_Work to do:_ Can you transcribe every line exactly and leave the pictures behind?
----
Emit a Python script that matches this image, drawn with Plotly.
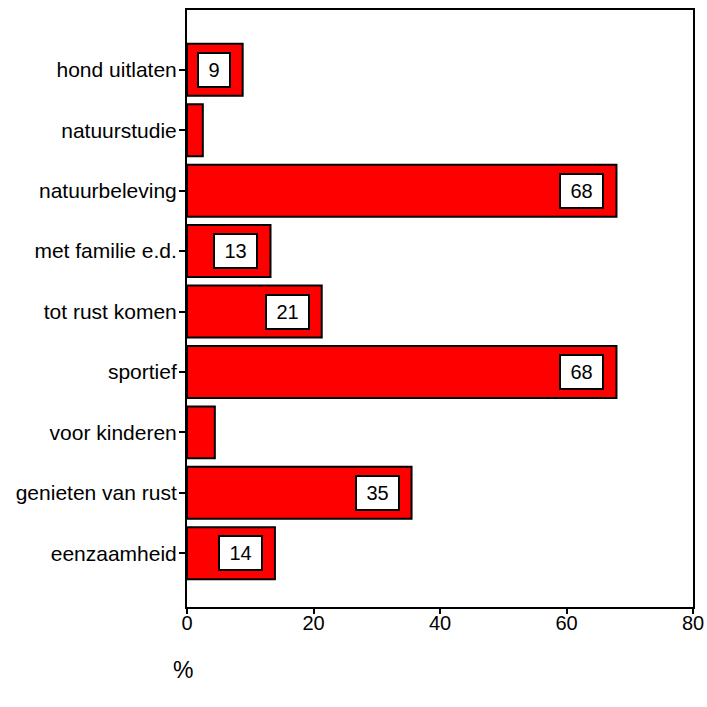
import plotly.graph_objects as go

categories = ["eenzaamheid", "genieten van rust", "voor kinderen", "sportief",
              "tot rust komen", "met familie e.d.", "natuurbeleving",
              "natuurstudie", "hond uitlaten"]
values = [13.9, 35.5, 4.4, 67.9, 21.3, 13.2, 67.9, 2.5, 8.8]
labels = ["14", "35", "", "68", "21", "13", "68", "", "9"]
x_ticks = [0, 20, 40, 60, 80]

FONT = "Liberation Sans, Arial, sans-serif"

# plot area in page coords: x 187..693, y 10..607 (body margin removed below)
W, H = 707, 707
L, R, T, B = 187, W - 693, 10, H - 607

fig = go.Figure()
fig.add_trace(go.Bar(
    y=categories, x=values, orientation="h",
    marker=dict(color="#ff0000", line=dict(color="black", width=2)),
    width=0.86, hoverinfo="skip",
))

for c, v, t in zip(categories, values, labels):
    if not t:
        continue
    fig.add_annotation(
        x=v, y=c, xref="x", yref="y", text=t, showarrow=False,
        xanchor="right", xshift=-12,
        font=dict(family=FONT, size=20, color="black"),
        bgcolor="white", bordercolor="black", borderwidth=2, borderpad=0,
        width=41 if len(t) > 1 else 30, height=32,
    )

fig.add_annotation(
    xref="paper", yref="paper",
    x=(183 - 187) / (693 - 187), y=-(670 - 607) / (607 - 10),
    xanchor="center", yanchor="middle",
    text="%", showarrow=False,
    font=dict(family=FONT, size=23, color="black"),
)

fig.update_layout(
    width=W, height=H,
    margin=dict(l=L, r=R, t=T, b=B, autoexpand=False),
    plot_bgcolor="white", paper_bgcolor="white",
    showlegend=False,
    font=dict(family=FONT, size=20, color="black"),
)
fig.update_xaxes(
    range=[0, 80], tickvals=x_ticks, ticks="outside", ticklen=5, tickwidth=1.5,
    tickcolor="black", showgrid=False, zeroline=False,
    showline=True, linecolor="black", linewidth=2, mirror=True,
    tickfont=dict(family=FONT, size=20), ticklabelstandoff=-8,
    ticklabeloverflow="allow", automargin=False,
)
fig.update_yaxes(
    categoryorder="array", categoryarray=categories,
    range=[-0.89, 8.99], ticks="outside", ticklen=6, tickwidth=1.5,
    tickcolor="black", showgrid=False, zeroline=False,
    showline=True, linecolor="black", linewidth=2, mirror=True,
    tickfont=dict(family=FONT, size=21), ticklabelstandoff=-2,
    automargin=False,
)

fig.write_html("out.html", config={"displayModeBar": False},
               post_script="document.body.style.margin='0px';")
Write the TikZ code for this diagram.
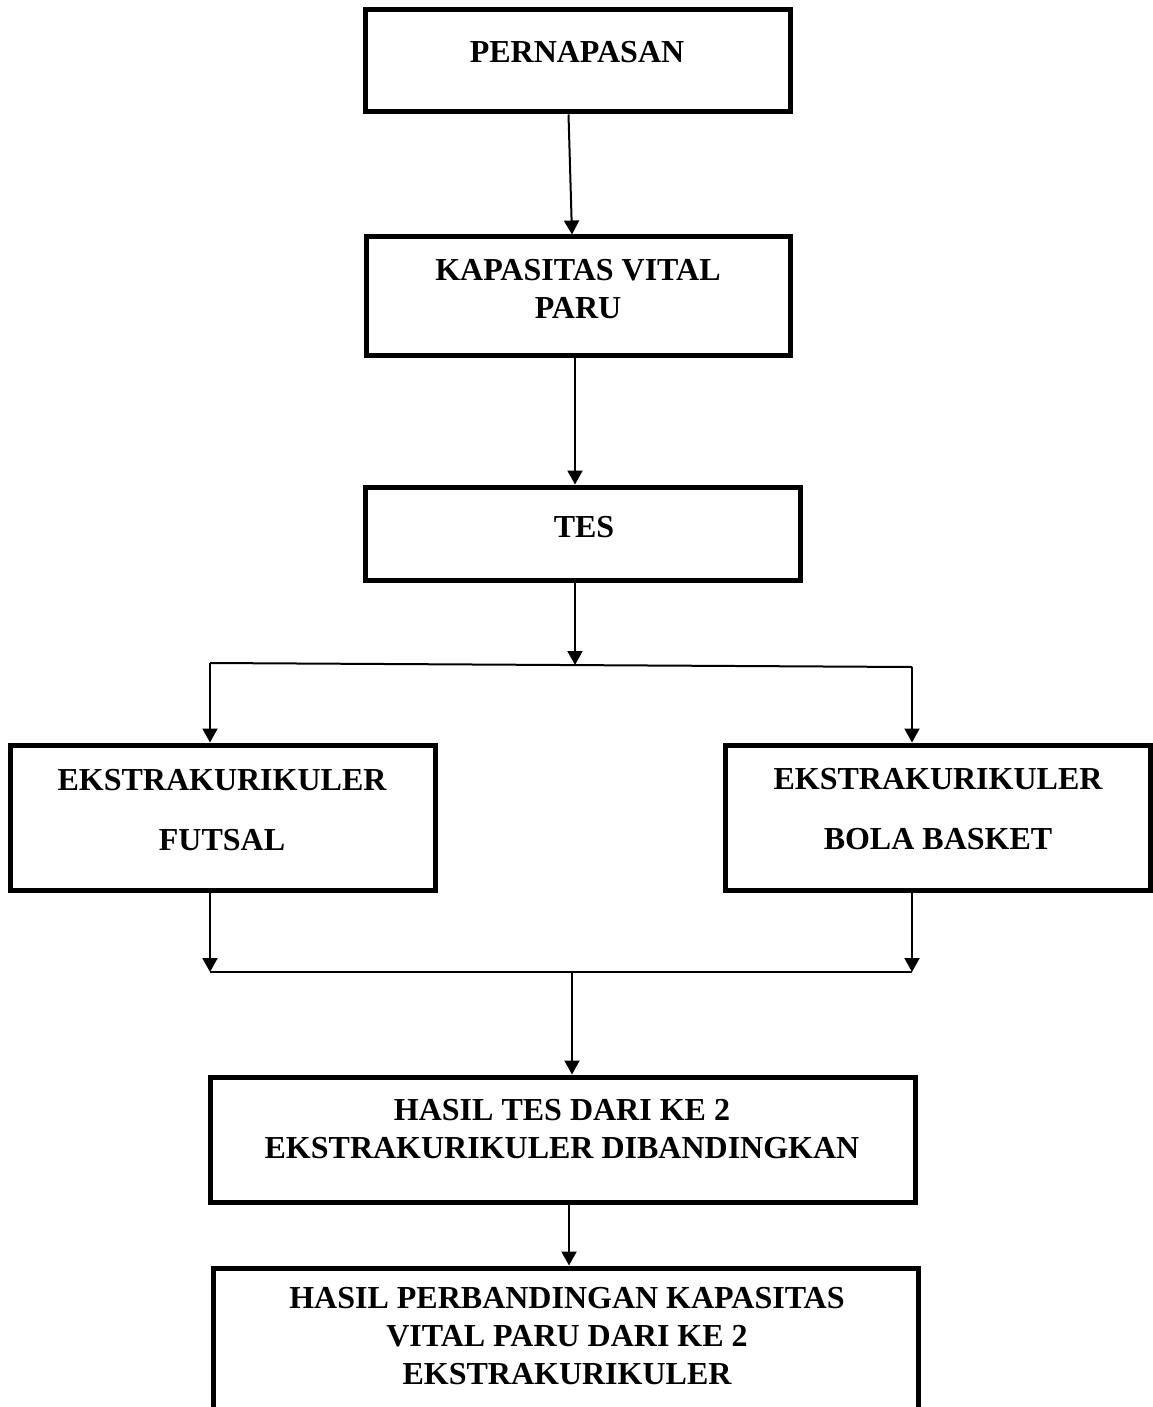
----
_Reply:_
Emit a Python script that matches this image, drawn with Plotly.
import plotly.graph_objects as go

categories = ["eenzaamheid", "genieten van rust", "voor kinderen", "sportief",
              "tot rust komen", "met familie e.d.", "natuurbeleving",
              "natuurstudie", "hond uitlaten"]
values = [13.9, 35.5, 4.4, 67.9, 21.3, 13.2, 67.9, 2.5, 8.8]
labels = ["14", "35", "", "68", "21", "13", "68", "", "9"]
x_ticks = [0, 20, 40, 60, 80]

FONT = "Liberation Sans, Arial, sans-serif"

# plot area in page coords: x 187..693, y 10..607 (body margin removed below)
W, H = 707, 707
L, R, T, B = 187, W - 693, 10, H - 607

fig = go.Figure()
fig.add_trace(go.Bar(
    y=categories, x=values, orientation="h",
    marker=dict(color="#ff0000", line=dict(color="black", width=2)),
    width=0.86, hoverinfo="skip",
))

for c, v, t in zip(categories, values, labels):
    if not t:
        continue
    fig.add_annotation(
        x=v, y=c, xref="x", yref="y", text=t, showarrow=False,
        xanchor="right", xshift=-12,
        font=dict(family=FONT, size=20, color="black"),
        bgcolor="white", bordercolor="black", borderwidth=2, borderpad=0,
        width=41 if len(t) > 1 else 30, height=32,
    )

fig.add_annotation(
    xref="paper", yref="paper",
    x=(183 - 187) / (693 - 187), y=-(670 - 607) / (607 - 10),
    xanchor="center", yanchor="middle",
    text="%", showarrow=False,
    font=dict(family=FONT, size=23, color="black"),
)

fig.update_layout(
    width=W, height=H,
    margin=dict(l=L, r=R, t=T, b=B, autoexpand=False),
    plot_bgcolor="white", paper_bgcolor="white",
    showlegend=False,
    font=dict(family=FONT, size=20, color="black"),
)
fig.update_xaxes(
    range=[0, 80], tickvals=x_ticks, ticks="outside", ticklen=5, tickwidth=1.5,
    tickcolor="black", showgrid=False, zeroline=False,
    showline=True, linecolor="black", linewidth=2, mirror=True,
    tickfont=dict(family=FONT, size=20), ticklabelstandoff=-8,
    ticklabeloverflow="allow", automargin=False,
)
fig.update_yaxes(
    categoryorder="array", categoryarray=categories,
    range=[-0.89, 8.99], ticks="outside", ticklen=6, tickwidth=1.5,
    tickcolor="black", showgrid=False, zeroline=False,
    showline=True, linecolor="black", linewidth=2, mirror=True,
    tickfont=dict(family=FONT, size=21), ticklabelstandoff=-2,
    automargin=False,
)

fig.write_html("out.html", config={"displayModeBar": False},
               post_script="document.body.style.margin='0px';")
Write the TikZ code for this diagram.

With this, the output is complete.